Decentraland neighbourhoods will need to establish community rules and IP law
Lawyers have seen an interest proliferation in acquiring land and consumer goods within the metaverse, Decentraland, but how to handle legal disputes related to activities in the virtual world is akin to the wild west and remains a mystery, defamation lawyer Howard Winkler says.
Winkler says that created avatars take on personalities and commercially acquire goods and services just like the real world. For example, with retailers like Nike and Rolex establishing stores within the metaverse, an avatar can purchase a limited-edition item, but “what do you do when just like in the real world, someone knocks off and counterfeits that Nike shoe or Rolex watch?” he asks.
Several communities make up Decentraland, and Winkler says the metaverse is different from others because it does not necessarily operate for commercial gain but rather as a community effort to develop the virtual world.
These different communities, in some respects, are analogous to independent states and have each created their tokens or currency, he says. For example, celebrities partner with some of these communities and establish homes within the metaverse to sell property nearby or in the same neighbourhood, and people purchase with real money.
“Someone recently spent the equivalent of US$450,000 to virtually live next door to Snoop Dogg,” he says. “How do you know it’s real money and how do you protect those investments without an established land system?”
“Avatars will develop personalities and reputations and so what happens when your avatar is defamed, and its reputation is impacted?”
Winkler says an avatar’s activities in the metaverse could have an economic impact and create jurisdictional disputes similar to the real world, However, he says Decentraland's community-based approach means conflicts may be easier to navigate.
The unregulated metaverse also raises the concern of how to enforce a monetary judgement if someone suffers a financial loss within the metaverse. “These are interesting and challenging issues that users, communities, and lawyers will grapple with within the coming months.”
Because joining the Decentraland community is contractual, Winkler says the mechanisms for law enforcement are critical, but no legal system exists to address these concerns. While community members determine the regulations, he says lawyers can help establish smart contracts – an agreement that certain predetermined rules will bind members’ assets.
Winkler says that lawyers need to be sensitive to the metaverse growing exponentially. As commercial transactions continue to take place, communities will need to establish rules and need the assistance of lawyers to develop the intellectual property laws of the area, a process for resolving IP disputes within their communities and complaints about the sale of goods within the metaverse.

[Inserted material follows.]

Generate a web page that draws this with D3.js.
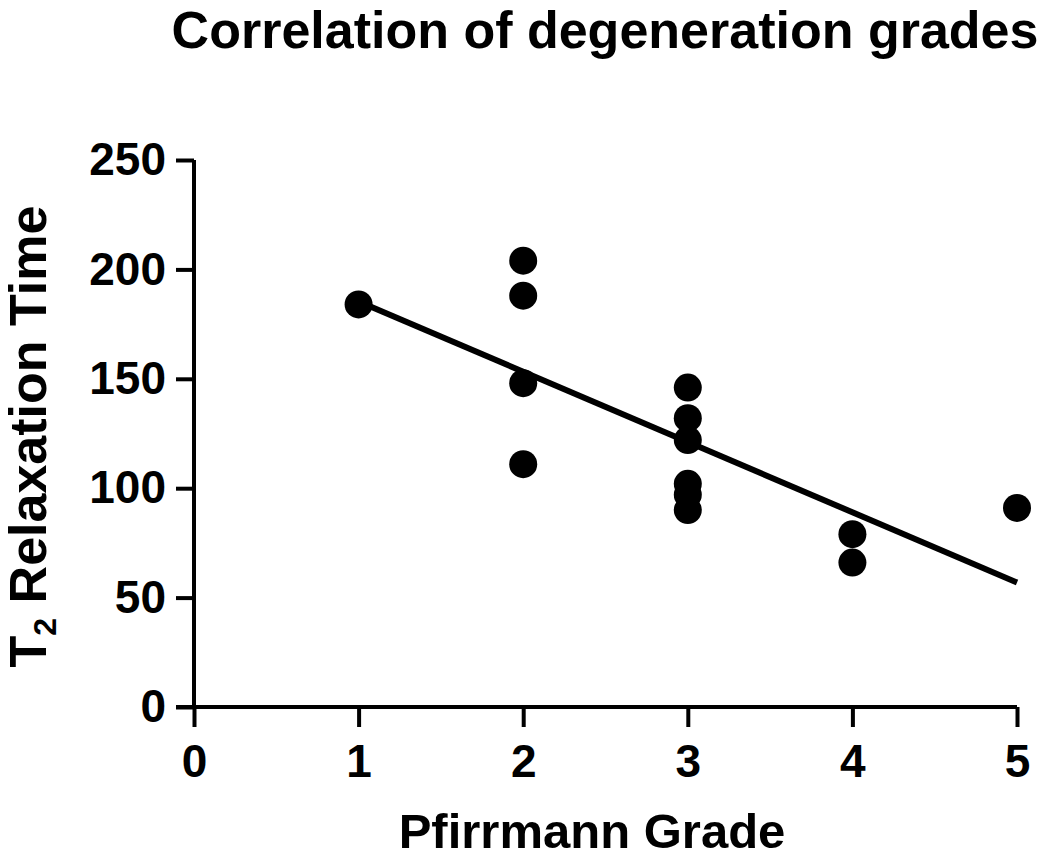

“Smart contracts are essentially establishing an if A then B type of situation in a number of scenarios. Upon entering a metaverse community, you’ll have to enter one of these smart contracts, where your avatar will agree to be bound by the rules of law of the community.”

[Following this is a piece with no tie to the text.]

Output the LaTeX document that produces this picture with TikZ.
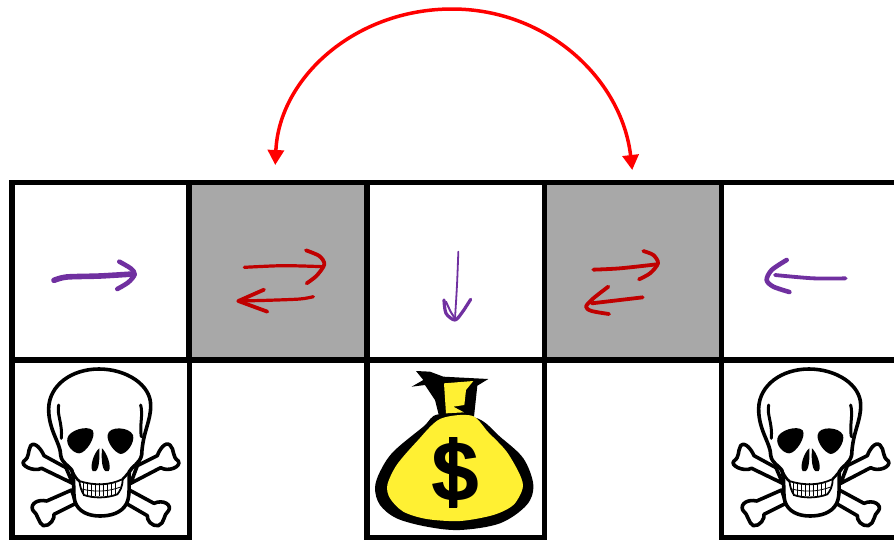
\documentclass[tikz,border=0pt]{standalone}
\usepackage{fontspec}
\usetikzlibrary{arrows.meta}
\setmainfont{Liberation Sans}
\definecolor{handpurple}{HTML}{7030A0}
\definecolor{handred}{HTML}{C00000}
\definecolor{cellgrey}{HTML}{A8A8A8}
\definecolor{bagyellow}{HTML}{FFF033}
\tikzset{
  cell/.style={draw=black,line width=5.5pt,inner sep=0pt,outer sep=0pt,minimum width=177.5pt,minimum height=177.5pt,fill=white},
  greycell/.style={cell,fill=cellgrey},
  topcell/.style={cell,minimum width=177.5pt},
  ink/.style={line cap=round,line join=round},
  zoomed/.style={x=0.33333pt,y=-0.33333pt},
  bone/.style={draw=black,fill=white,line width=3.6pt,line join=round},
  handp/.style={ink,draw=handpurple,line width=4.6pt},
  handr/.style={ink,draw=handred,line width=3.2pt},
  arcarrow/.style={draw=red,line width=3.5pt,{Triangle[length=15pt,width=16pt]}-{Triangle[length=15pt,width=16pt]}}
}
\newcommand{\skullart}{%
  \path[bone] (218,385) -- (125,340) .. controls (100,352) and (58,330) .. (72,318) .. controls (90,305) and (82,290) .. (92,272) .. controls (105,258) and (125,285) .. (132,302) -- (198,338) -- cycle;
  \path[bone] (392,385) -- (482,338) .. controls (505,352) and (545,335) .. (535,318) .. controls (515,305) and (525,285) .. (510,270) .. controls (495,258) and (478,285) .. (472,302) -- (412,332) -- cycle;
  \path[bone] (215,405) -- (140,438) .. controls (115,432) and (90,445) .. (98,465) .. controls (115,478) and (115,505) .. (130,512) .. controls (150,515) and (165,490) .. (162,478) -- (228,445) -- cycle;
  \path[bone] (388,405) -- (462,445) .. controls (490,432) and (518,450) .. (505,468) .. controls (490,478) and (495,505) .. (475,512) .. controls (455,515) and (440,495) .. (442,482) -- (378,445) -- cycle;
  \path[bone] (182,300) .. controls (182,265) and (145,225) .. (146,160) .. controls (148,90) and (215,42) .. (297,42) .. controls (380,42) and (452,90) .. (452,150) .. controls (453,200) and (428,230) .. (425,300) .. controls (420,325) and (395,335) .. (388,350) .. controls (385,380) and (392,420) .. (380,445) .. controls (365,475) and (330,483) .. (300,483) .. controls (265,483) and (235,470) .. (225,440) .. controls (218,415) and (225,370) .. (215,345) .. controls (205,330) and (185,325) .. (182,300) -- cycle;
  \draw[black,line width=3pt,ink] (176,150) .. controls (170,180) and (188,205) .. (184,250);
  \draw[black,line width=3pt,ink] (422,150) .. controls (430,180) and (418,210) .. (424,245);
  \fill[black] (202,250) .. controls (208,225) and (262,210) .. (278,226) .. controls (290,245) and (258,294) .. (238,295) .. controls (220,295) and (198,272) .. (202,250) -- cycle;
  \fill[black] (323,240) .. controls (326,212) and (388,215) .. (399,240) .. controls (405,262) and (382,296) .. (362,297) .. controls (345,294) and (320,262) .. (323,240) -- cycle;
  \fill[black] (298,280) .. controls (282,292) and (268,335) .. (278,348) .. controls (292,355) and (300,335) .. (298,280) -- cycle;
  \fill[black] (306,280) .. controls (320,292) and (336,335) .. (326,348) .. controls (312,355) and (302,335) .. (306,280) -- cycle;
  \draw[black,line width=1.8pt,fill=white] (238,378) .. controls (280,392) and (330,392) .. (368,372) .. controls (368,395) and (360,408) .. (352,418) .. controls (320,430) and (280,430) .. (252,420) .. controls (245,410) and (240,395) .. (238,378) -- cycle;
  \foreach \q in {250,262,274,286,298,310,322,334,346}{\draw[black,line width=0.8pt] (\q,385) -- (\q,424);}
  \draw[black,line width=0.8pt] (245,402) .. controls (285,412) and (325,410) .. (362,396);
  \draw[black,line width=2.6pt] (215,345) .. controls (225,365) and (232,375) .. (238,378);
  \draw[black,line width=2.6pt] (388,350) .. controls (378,360) and (374,368) .. (368,372);
}
\begin{document}
\begin{tikzpicture}[x=1pt,y=-1pt]
\useasboundingbox (0,0) rectangle (894,539);
\fill[white] (0,0) rectangle (894,539);
% top row
\node[topcell] (c1) at (100.75,271.25) {};
\node[greycell] (g1) at (277.75,271.25) {};
\node[topcell] (c3) at (455.5,271.25) {};
\node[greycell] (g2) at (633.25,271.25) {};
\node[topcell,minimum width=185pt] (c5) at (814,271.25) {};
% bottom row
\node[cell] (d1) at (100.75,448.75) {};
\node[cell] (d3) at (455.5,448.75) {};
\node[cell,minimum width=185pt] (d5) at (814,448.75) {};
% jump arc
\coordinate (t1) at ([xshift=-2.5pt,yshift=17.5pt]g1.north);
\coordinate (t2) at ([xshift=-1pt,yshift=12.5pt]g2.north);
\draw[arcarrow] (t1) .. controls (279,78) and (355,9) .. (452,9) .. controls (548,9) and (622,80) .. (t2);
% hand arrows, left half
\begin{scope}[shift={(0,175)},zoomed]
  \draw[handp,line width=5.6pt] plot[smooth] coordinates {(162,316) (200,306) (300,303) (398,297)};
  \draw[handp] plot[smooth] coordinates {(358,260) (392,280) (404,298) (385,322) (352,342)};
  \draw[handr] plot[smooth] coordinates {(733,277) (850,272) (968,275)};
  \draw[handr,line width=3.8pt] plot[smooth] coordinates {(918,226) (958,243) (973,268) (950,302) (920,325)};
  \draw[handr] plot[smooth] coordinates {(940,365) (900,372) (800,376) (715,378)};
  \draw[handr,line width=3.8pt] plot coordinates {(792,344) (715,378) (802,410)};
\end{scope}
% hand arrows, right half
\begin{scope}[shift={(420,175)},zoomed]
  \draw[handp,line width=1.8pt] plot[smooth] coordinates {(115,230) (111,330) (105,430)};
  \draw[handp,line width=3.2pt] plot[smooth] coordinates {(72,375) (78,415) (105,435) (128,410) (152,373)};
  \draw[handp,line width=2pt] plot[smooth] coordinates {(78,380) (92,410) (105,430)};
  \draw[handr,line width=3.8pt] plot[smooth] coordinates {(520,284) (600,280) (710,268)};
  \draw[handr,line width=3.8pt] plot[smooth] coordinates {(670,228) (700,240) (714,265) (690,295) (657,313)};
  \draw[handr,line width=3.8pt] plot[smooth] coordinates {(668,367) (600,375) (515,385)};
  \draw[handr,line width=3.8pt] plot[smooth] coordinates {(565,335) (520,370) (498,395) (515,408) (567,417)};
  \draw[handp,line width=3.8pt] plot[smooth] coordinates {(1277,310) (1180,310) (1065,300)};
  \draw[handp] plot[smooth] coordinates {(1100,255) (1055,285) (1040,315) (1060,335) (1108,351)};
\end{scope}
% skulls
\begin{scope}[shift={(0,355)},zoomed]\skullart\end{scope}
\begin{scope}[shift={(710,355)},zoomed]\skullart\end{scope}
% money bag
\begin{scope}[shift={(360,355)},zoomed]
  \fill[black] plot[smooth cycle,tension=0.55] coordinates {(235,178) (190,215) (100,290) (60,350) (45,400) (60,450) (110,490) (200,515) (300,525) (420,505) (500,450) (520,390) (490,310) (420,245) (352,190)};
  \fill[black] (168,48) -- (210,50) -- (250,65) -- (385,72) -- (352,92) -- (342,185) -- (240,195) -- (225,135) -- (195,90) -- (155,95) -- (190,75) -- cycle;
  \fill[bagyellow] plot[smooth cycle,tension=0.5] coordinates {(240,192) (335,182) (385,232) (440,290) (480,360) (488,400) (460,450) (400,480) (300,498) (200,492) (130,470) (90,430) (82,390) (110,330) (170,260)};
  \fill[bagyellow] (252,85) -- (340,78) -- (318,105) -- (313,150) -- (280,155) -- (312,172) -- (258,175) -- cycle;
  \fill[black] (267,245) rectangle (291,460);
  \node[inner sep=0pt,font=\fontsize{86}{86}\selectfont\bfseries] (dollar) at (285,352) {\$};
\end{scope}
\end{tikzpicture}
\end{document}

Canada is in the process of developing or proposing some regulations, but Winkler says the country is way behind other jurisdictions. “We’re still grappling with establishing laws that will govern the social media world. Governments are nowhere near turning their minds to what rules should apply with respect to a metaverse community.”
He says Decentraland communities should develop different arbitration panels with varying expertise in different practice areas to decide which laws to apply.

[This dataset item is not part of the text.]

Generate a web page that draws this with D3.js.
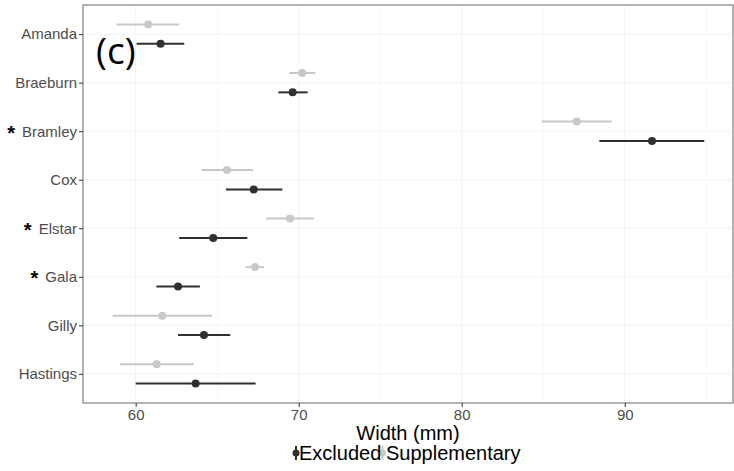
<!DOCTYPE html>
<html>
<head>
<meta charset="utf-8">
<script src="https://cdn.jsdelivr.net/npm/d3@7"></script>
<style>
  html, body { margin: 0; padding: 0; background: #fff; }
  svg { display: block; }
  text { font-family: "Liberation Sans", Arial, sans-serif; }
</style>
</head>
<body>
<svg id="chart" width="734" height="471"></svg>
<script>
const categories = ["Amanda", "Braeburn", "Bramley", "Cox", "Elstar", "Gala", "Gilly", "Hastings"];
const starred = [false, false, true, false, true, true, false, false];
const suppMean = [60.77, 70.22, 87.05, 65.6, 69.47, 67.32, 61.63, 61.29];
const suppLow  = [58.83, 69.42, 84.91, 64.05, 68.0, 66.75, 58.59, 59.04];
const suppHigh = [62.67, 71.02, 89.2, 67.2, 70.92, 67.89, 64.7, 63.56];
const exclMean = [61.53, 69.63, 91.67, 67.24, 64.76, 62.6, 64.19, 63.68];
const exclLow  = [60.06, 68.75, 88.44, 65.54, 62.67, 61.27, 62.6, 60.0];
const exclHigh = [62.98, 70.55, 94.88, 69.0, 66.85, 63.94, 65.8, 67.36];
const xTicks = [60, 70, 80, 90];
const xMinor = [65, 75, 85, 95];
const seriesNames = ["Excluded", "Supplementary"];
const seriesColors = ["#303030", "#c8c8c8"];

const svg = d3.select("#chart");
const L = 83, R = 733, T = 5, B = 403;

const x = d3.scaleLinear().domain([56.77, 96.64]).range([L, R]);
const y = d3.scalePoint().domain(categories).range([T, B]).padding(0.6);
const dodge = y.step() * 0.2;

const g = svg.append("g");

// gridlines
g.selectAll(".minor").data(xMinor).enter().append("line")
  .attr("x1", d => x(d)).attr("x2", d => x(d)).attr("y1", T).attr("y2", B)
  .attr("stroke", "#f8f8f8").attr("stroke-width", 1);
g.selectAll(".major").data(xTicks).enter().append("line")
  .attr("x1", d => x(d)).attr("x2", d => x(d)).attr("y1", T).attr("y2", B)
  .attr("stroke", "#f2f2f2").attr("stroke-width", 1);
g.selectAll(".hgrid").data(categories).enter().append("line")
  .attr("x1", L).attr("x2", R).attr("y1", d => y(d)).attr("y2", d => y(d))
  .attr("stroke", "#f2f2f2").attr("stroke-width", 1);

// series
const series = [
  { name: "Supplementary", mean: suppMean, lo: suppLow, hi: suppHigh, off: -dodge, color: seriesColors[1] },
  { name: "Excluded", mean: exclMean, lo: exclLow, hi: exclHigh, off: dodge, color: seriesColors[0] }
];
series.forEach(s => {
  const data = categories.map((c, i) => ({ c, m: s.mean[i], lo: s.lo[i], hi: s.hi[i] }));
  g.selectAll(null).data(data).enter().append("line")
    .attr("x1", d => x(d.lo)).attr("x2", d => x(d.hi))
    .attr("y1", d => y(d.c) + s.off).attr("y2", d => y(d.c) + s.off)
    .attr("stroke", s.color).attr("stroke-width", 2);
  g.selectAll(null).data(data).enter().append("circle")
    .attr("cx", d => x(d.m)).attr("cy", d => y(d.c) + s.off).attr("r", 4)
    .attr("fill", s.color);
});

// panel border
svg.append("rect").attr("x", L).attr("y", T).attr("width", R - L).attr("height", B - T)
  .attr("fill", "none").attr("stroke", "#808080").attr("stroke-width", 1.2);

// x axis
const xAxis = svg.append("g").attr("transform", `translate(0,${B})`)
  .call(d3.axisBottom(x).tickValues(xTicks).tickSize(4).tickPadding(2).tickFormat(d3.format("d")));
xAxis.select(".domain").remove();
xAxis.selectAll("line").attr("stroke", "#333");
xAxis.selectAll("text").attr("fill", "#4d4d4d").style("font-size", "15px")
  .style("font-family", "'Liberation Sans', Arial, sans-serif");

// y axis
const yAxis = svg.append("g").attr("transform", `translate(${L},0)`)
  .call(d3.axisLeft(y).tickSize(4).tickPadding(2));
yAxis.select(".domain").remove();
yAxis.selectAll("line").attr("stroke", "#333");
yAxis.selectAll("text").attr("fill", "#4d4d4d").style("font-size", "15px")
  .style("font-family", "'Liberation Sans', Arial, sans-serif");

// asterisks
yAxis.selectAll(".tick").each(function(d) {
  if (!starred[categories.indexOf(d)]) return;
  const t = d3.select(this).select("text");
  const w = t.node().getComputedTextLength();
  d3.select(this).append("text")
    .attr("x", -6 - w - 7).attr("y", 8)
    .attr("text-anchor", "end")
    .attr("fill", "#000").style("font-size", "20px").style("font-weight", "bold")
    .text("*");
});

// axis title
svg.append("text").attr("x", (L + R) / 2).attr("y", 440)
  .attr("text-anchor", "middle").attr("fill", "#000").style("font-size", "20px")
  .text("Width (mm)");

// panel label
svg.append("text").attr("x", 96).attr("y", 64)
  .attr("fill", "#000").style("font-size", "37px")
  .style("font-family", "'Open Sans', 'Liberation Sans', sans-serif")
  .text("(c)");

// legend
const legY = 453;
const legItems = [
  { name: seriesNames[0], color: seriesColors[0], kx: 296, tx: 299 },
  { name: seriesNames[1], color: seriesColors[1], kx: 382.5, tx: 386 }
];
legItems.forEach(it => {
  svg.append("line").attr("x1", it.kx).attr("x2", it.kx).attr("y1", legY - 7).attr("y2", legY + 7)
    .attr("stroke", it.color).attr("stroke-width", 2);
  svg.append("circle").attr("cx", it.kx).attr("cy", legY).attr("r", 3.5).attr("fill", it.color);
});
legItems.forEach(it => {
  svg.append("text").attr("x", it.tx).attr("y", 460).attr("fill", "#000").style("font-size", "20px")
    .text(it.name);
});
</script>
</body>
</html>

“Is it going to be a law that is uniquely designed for that community? Will it be a law where community owners say the laws for a particular U.S. state apply or the laws of the province of Ontario apply?”
Winkler says a smart contracts provision could be that disputes between members be within the jurisdiction of the established arbitration panels and that if there is an award from the panel, judgement will be met by adding the recourse to the awardee’s token assets.
Setting up a system with punishments and penalties, including economic impact, will make people more reluctant to engage in the metaverse but balance freedom of movement and speech against how to redress committed wrongs within the communities, Winkler says.